Arbuthnot Banking Group Plc (LON:ARBB) is the topic of conversation when Hardman and Co’s Analyst Mark Thomas caught up with DirectorsTalk for an exclusive interview.
Q1: Arbuthnot Banking, what were the key take-aways from its half year results?
A1: ARBB is delivering the strong profit and franchise growth which it promised and its delivering it, that’s the key message.
What we saw in the first half was the with underlying profits rose from £3.2 million in the first half of last year to £4.2 million in the first half of this year. Our 2019 underlying profits are just under double the level that we saw in 2017 and that’s encouraging. The results we’ve seen in the first half have given us encouragement that that’s actually going to be achievable. It’s worth noting that the loans and deposits were both up 25% on the first half of which has driven a 25% increase in income.
So, strong growth as promised, strong growth delivered.
Q2: How do you see them on costs?
A2: Costs rose 24% so marginally less than income but what we had was a very heavy investment in a number of new business lines and obviously some volume-related cost for the volume of loan growth.
These new initiatives in asset-based lending, specialist bridging finance, they’re launching a property fund and an online savings platform all of which saw some costs from the first half, but the revenue really won’t kick in properly until 2019.
So, that 24% cost growth, still less than revenue growth, actually includes heavy investment for future revenue growth which bodes very well for the group.
Q3: Impairments were just 208,000, how have they achieved that?

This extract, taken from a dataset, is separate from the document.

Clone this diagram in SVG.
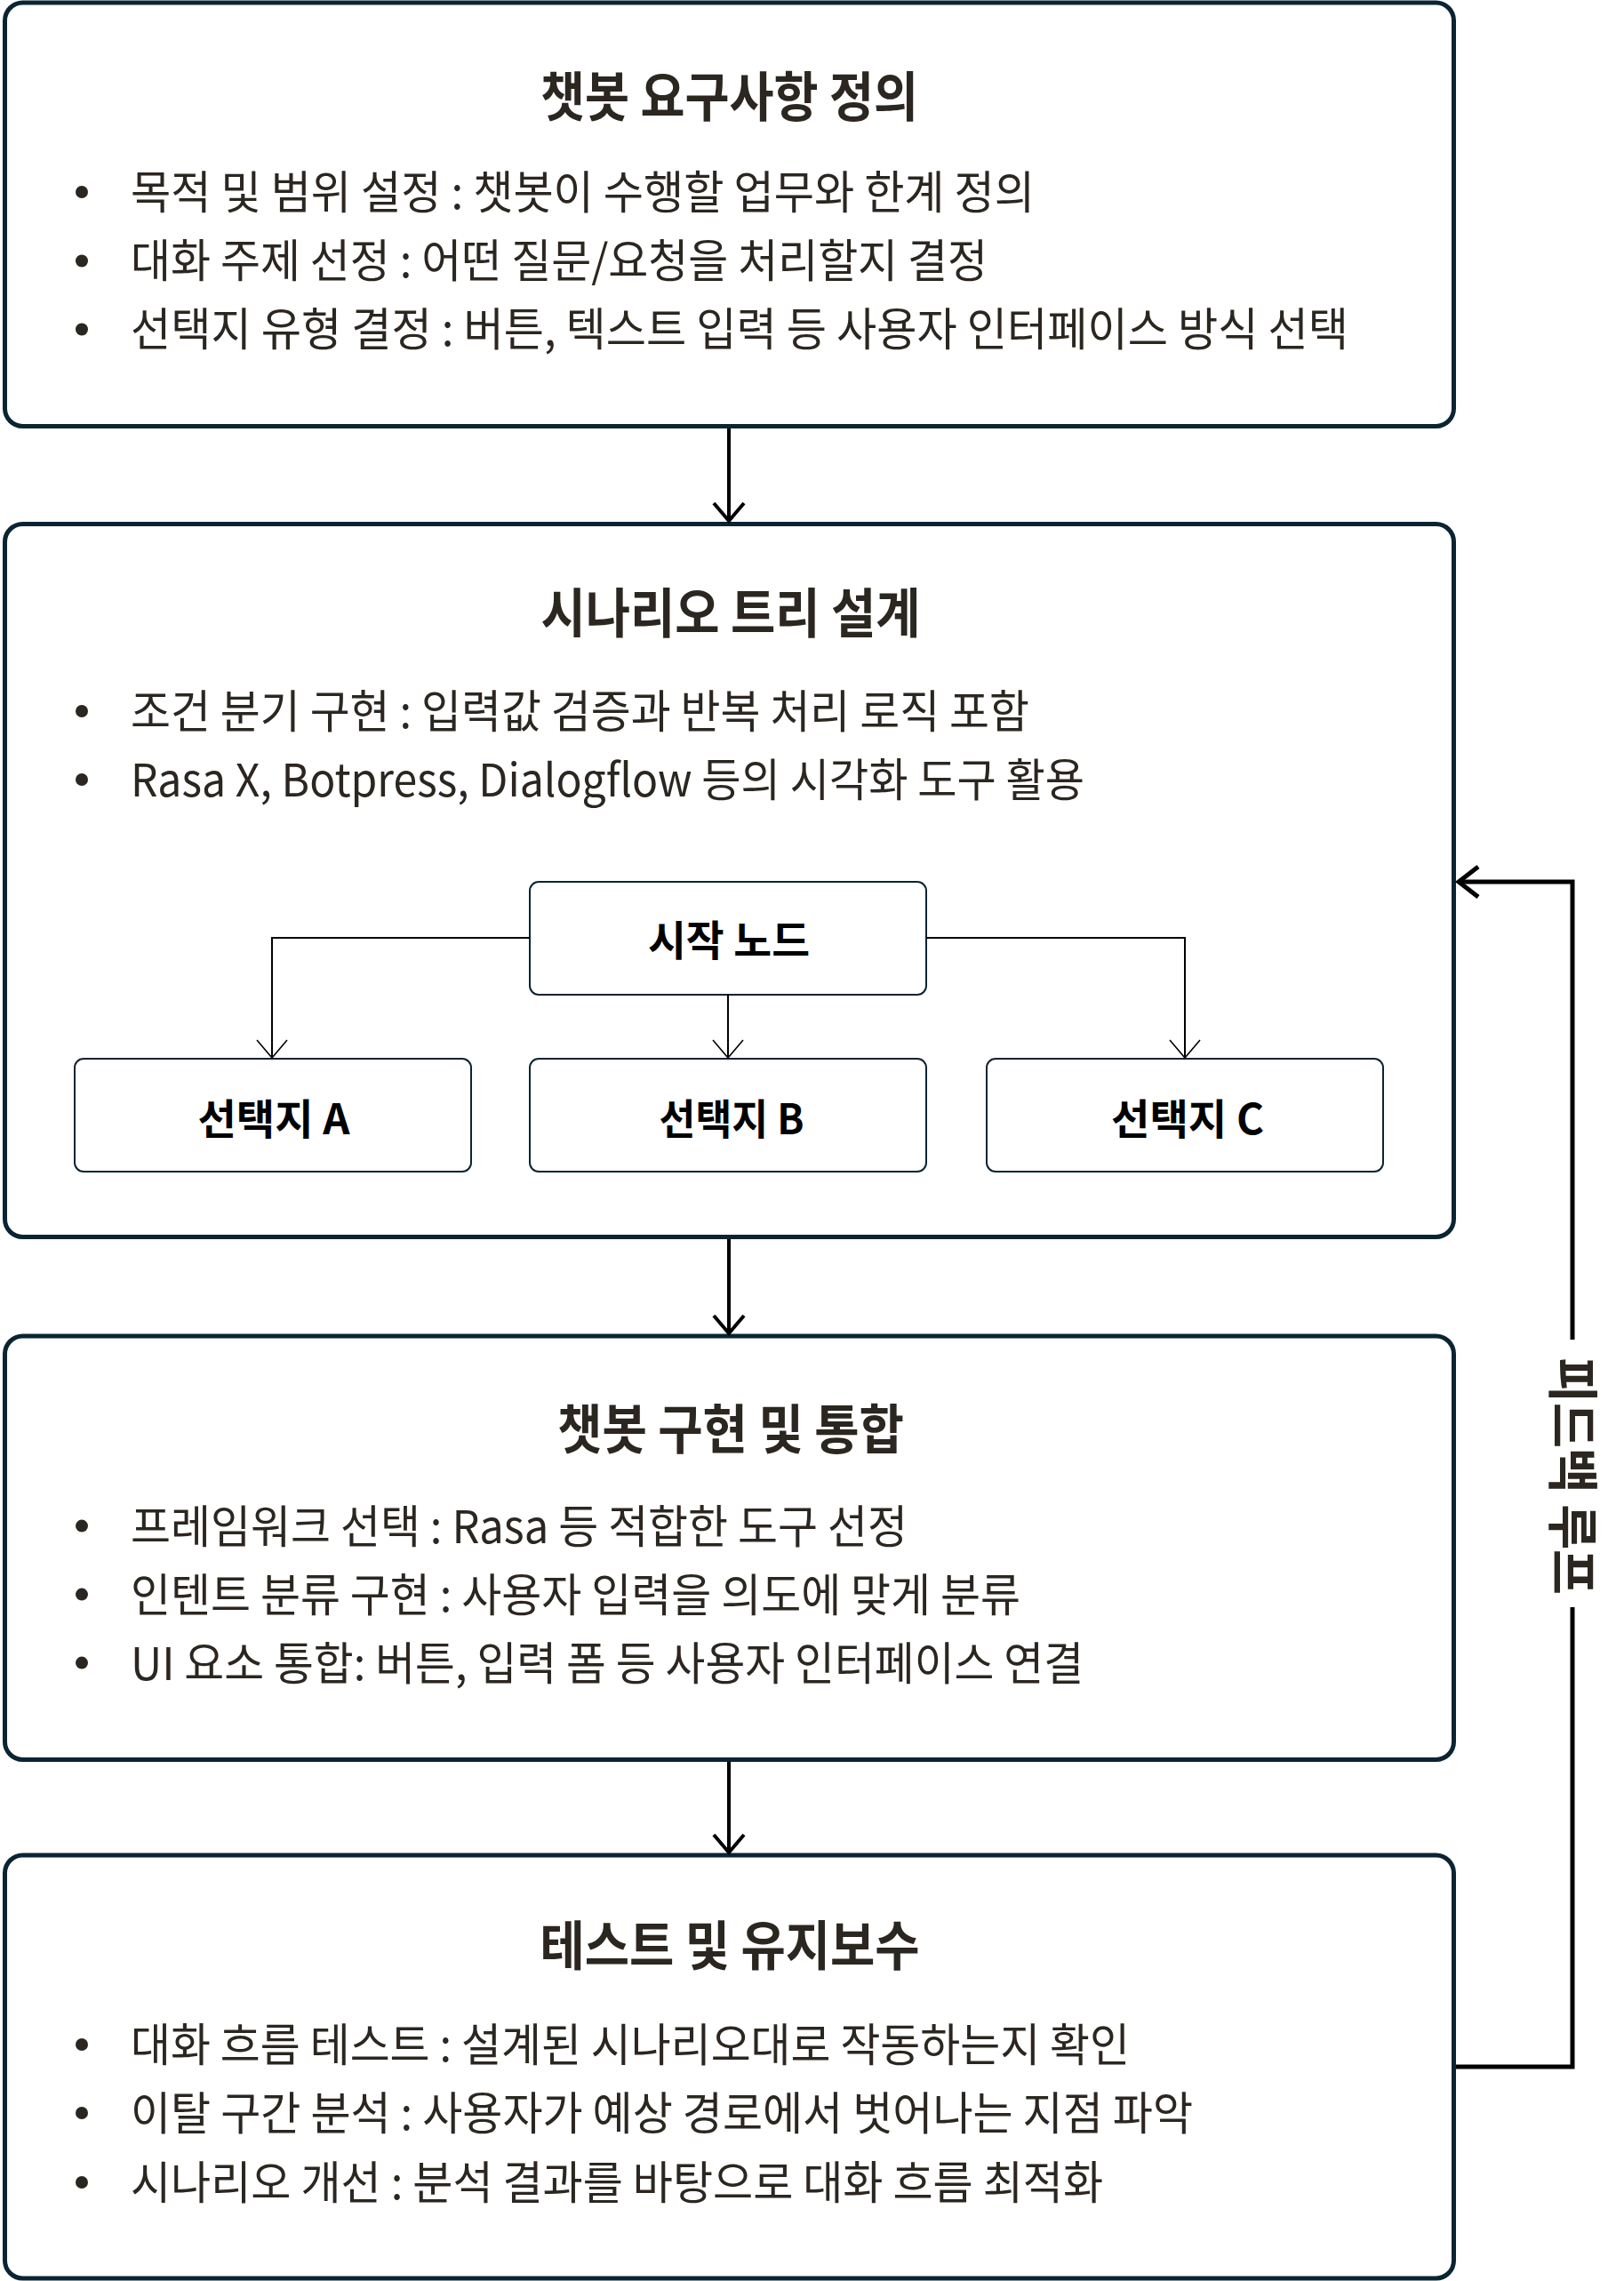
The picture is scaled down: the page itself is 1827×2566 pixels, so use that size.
<svg xmlns="http://www.w3.org/2000/svg" width="1827" height="2566" viewBox="0 0 1827 2566">
  <defs>
    <style>
      .box { fill: #ffffff; stroke: #0b2433; stroke-width: 5; }
      .sbox { fill: #ffffff; stroke: #0b2433; stroke-width: 2; }
      .title { font-family: "Noto Sans CJK KR", "Noto Sans", sans-serif; font-weight: 700; font-size: 60px; fill: #2b2620; text-anchor: middle; }
      .node { font-family: "Noto Sans CJK KR", "Noto Sans", sans-serif; font-weight: 700; font-size: 47px; fill: #000000; text-anchor: middle; }
      .body { font-family: "Noto Sans CJK KR", "Noto Sans", sans-serif; font-weight: 400; font-size: 51px; fill: #2b2620; }
      .label { font-family: "Noto Sans CJK KR", "Noto Sans", sans-serif; font-weight: 700; font-size: 58px; fill: #2b2620; text-anchor: middle; }
      .dot { fill: #2b2620; }
      .thick { stroke: #000000; stroke-width: 4; fill: none; }
      .thin { stroke: #000000; stroke-width: 2; fill: none; }
      .loop { stroke: #000000; stroke-width: 5; fill: none; }
    </style>
    <marker id="arrowThick" markerUnits="userSpaceOnUse" markerWidth="30" markerHeight="44" refX="24" refY="22" orient="auto" overflow="visible">
      <path d="M4,5 L24,22 L4,39" fill="none" stroke="#000000" stroke-width="4"/>
    </marker>
    <marker id="arrowThin" markerUnits="userSpaceOnUse" markerWidth="30" markerHeight="44" refX="22" refY="22" orient="auto" overflow="visible">
      <path d="M2,5 L22,22 L2,39" fill="none" stroke="#000000" stroke-width="1.6"/>
    </marker>
    <marker id="arrowLoop" markerUnits="userSpaceOnUse" markerWidth="30" markerHeight="44" refX="25" refY="22" orient="auto" overflow="visible">
      <path d="M3,5 L25,22 L3,39" fill="none" stroke="#000000" stroke-width="5"/>
    </marker>
  </defs>

  <rect x="0" y="0" width="1827" height="2566" fill="#ffffff"/>

  <g id="box-requirements">
    <rect class="box" x="5.5" y="3" width="1630" height="476.5" rx="20"/>
    <text class="title" x="820.5" y="131" textLength="425" lengthAdjust="spacingAndGlyphs">챗봇 요구사항 정의</text>
    <circle class="dot" cx="92" cy="216" r="7"/>
    <text class="body" x="147" y="235" textLength="1017" lengthAdjust="spacingAndGlyphs">목적 및 범위 설정 : 챗봇이 수행할 업무와 한계 정의</text>
    <circle class="dot" cx="92" cy="293.5" r="7"/>
    <text class="body" x="147" y="312" textLength="964" lengthAdjust="spacingAndGlyphs">대화 주제 선정 : 어떤 질문/요청을 처리할지 결정</text>
    <circle class="dot" cx="92" cy="370.5" r="7"/>
    <text class="body" x="147" y="389" textLength="1370" lengthAdjust="spacingAndGlyphs">선택지 유형 결정 : 버튼, 텍스트 입력 등 사용자 인터페이스 방식 선택</text>
  </g>

  <g id="box-scenario">
    <rect class="box" x="5.5" y="589.5" width="1630" height="802" rx="20"/>
    <text class="title" x="822" y="712" textLength="427" lengthAdjust="spacingAndGlyphs">시나리오 트리 설계</text>
    <circle class="dot" cx="92" cy="800" r="7"/>
    <text class="body" x="147" y="819" textLength="1011" lengthAdjust="spacingAndGlyphs">조건 분기 구현 : 입력값 검증과 반복 처리 로직 포함</text>
    <circle class="dot" cx="92" cy="877" r="7"/>
    <text class="body" x="147" y="896" textLength="1073" lengthAdjust="spacingAndGlyphs">Rasa X, Botpress, Dialogflow 등의 시각화 도구 활용</text>
  </g>

  <g id="node-start">
    <rect class="sbox" x="596" y="992" width="446" height="127" rx="10"/>
    <text class="node" x="820" y="1075" textLength="182" lengthAdjust="spacingAndGlyphs">시작 노드</text>
  </g>
  <g id="node-choice-a">
    <rect class="sbox" x="84" y="1191" width="446" height="127" rx="10"/>
    <text class="node" x="308" y="1276" textLength="171" lengthAdjust="spacingAndGlyphs">선택지 A</text>
  </g>
  <g id="node-choice-b">
    <rect class="sbox" x="596" y="1191" width="446" height="127" rx="10"/>
    <text class="node" x="823" y="1276" textLength="163" lengthAdjust="spacingAndGlyphs">선택지 B</text>
  </g>
  <g id="node-choice-c">
    <rect class="sbox" x="1110" y="1191" width="446" height="127" rx="10"/>
    <text class="node" x="1336" y="1276" textLength="172" lengthAdjust="spacingAndGlyphs">선택지 C</text>
  </g>

  <g id="box-implementation">
    <rect class="box" x="5.5" y="1503" width="1630" height="476.5" rx="20"/>
    <text class="title" x="822" y="1630" textLength="390" lengthAdjust="spacingAndGlyphs">챗봇 구현 및 통합</text>
    <circle class="dot" cx="92" cy="1716.6" r="7"/>
    <text class="body" x="147" y="1735.6" textLength="874" lengthAdjust="spacingAndGlyphs">프레임워크 선택 : Rasa 등 적합한 도구 선정</text>
    <circle class="dot" cx="92" cy="1793.6" r="7"/>
    <text class="body" x="147" y="1812.6" textLength="1001" lengthAdjust="spacingAndGlyphs">인텐트 분류 구현 : 사용자 입력을 의도에 맞게 분류</text>
    <circle class="dot" cx="92" cy="1870.6" r="7"/>
    <text class="body" x="147" y="1889.6" textLength="1072" lengthAdjust="spacingAndGlyphs">UI 요소 통합: 버튼, 입력 폼 등 사용자 인터페이스 연결</text>
  </g>

  <g id="box-testing">
    <rect class="box" x="5.5" y="2087" width="1630" height="476" rx="20"/>
    <text class="title" x="821" y="2211" textLength="427" lengthAdjust="spacingAndGlyphs">테스트 및 유지보수</text>
    <circle class="dot" cx="92" cy="2300" r="7"/>
    <text class="body" x="147" y="2319" textLength="1124" lengthAdjust="spacingAndGlyphs">대화 흐름 테스트 : 설계된 시나리오대로 작동하는지 확인</text>
    <circle class="dot" cx="92" cy="2377" r="7"/>
    <text class="body" x="147" y="2396" textLength="1195" lengthAdjust="spacingAndGlyphs">이탈 구간 분석 : 사용자가 예상 경로에서 벗어나는 지점 파악</text>
    <circle class="dot" cx="92" cy="2455" r="7"/>
    <text class="body" x="147" y="2474" textLength="1094" lengthAdjust="spacingAndGlyphs">시나리오 개선 : 분석 결과를 바탕으로 대화 흐름 최적화</text>
  </g>

  <g id="connectors">
    <line class="thick" x1="820" y1="482" x2="820" y2="586" marker-end="url(#arrowThick)"/>
    <line class="thick" x1="820" y1="1394" x2="820" y2="1500" marker-end="url(#arrowThick)"/>
    <line class="thick" x1="820" y1="1982" x2="820" y2="2084" marker-end="url(#arrowThick)"/>
    <path class="thin" d="M596,1055 H306 V1190" marker-end="url(#arrowThin)"/>
    <path class="thin" d="M819,1119 V1190" marker-end="url(#arrowThin)"/>
    <path class="thin" d="M1042,1055 H1333 V1190" marker-end="url(#arrowThin)"/>
    <path class="loop" d="M1638,2325 H1769 V1808"/>
    <path class="loop" d="M1769,1507 V992 H1641" marker-end="url(#arrowLoop)"/>
    <text class="label" transform="translate(1769,1660.5) rotate(90)" x="0" y="21" textLength="267" lengthAdjust="spacingAndGlyphs">피드백 루프</text>
  </g>
</svg>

A3: Private banking is a little bit unusual and for Arbuthnot Banking specifically, is lending is all secured on property at low loans to value, so you’ve got security on property, even in some headline cases you’ve got hard property as security. In addition, though, what most clients have is significant other assets such as investment portfolios, maybe in equities, and Arbuthnot can tap into those as well.
So, what you have is very good security compared to what might be considered for mainstream lending, we think impairments will rise here but very gently.
Q4: What is their funding and capital position like?
A4: Well, loans at the half-year were £1.1 billion and they had deposits of over £1.5 billion so deposits well exceeding loans. Arbuthnot has always managed its balance sheet conservatively and this continues to be the case.
In terms of capital, we think it’s got around £40 million of excess capital to be deployed in future strong growth, we see retentions rising, there’s a potential sale of a further stake in Secure Trust Bank and it’s got the option to gear with non-equity capital issuance.
In summary, it’s extremely well placed with both funding and capital to support further very strong growth.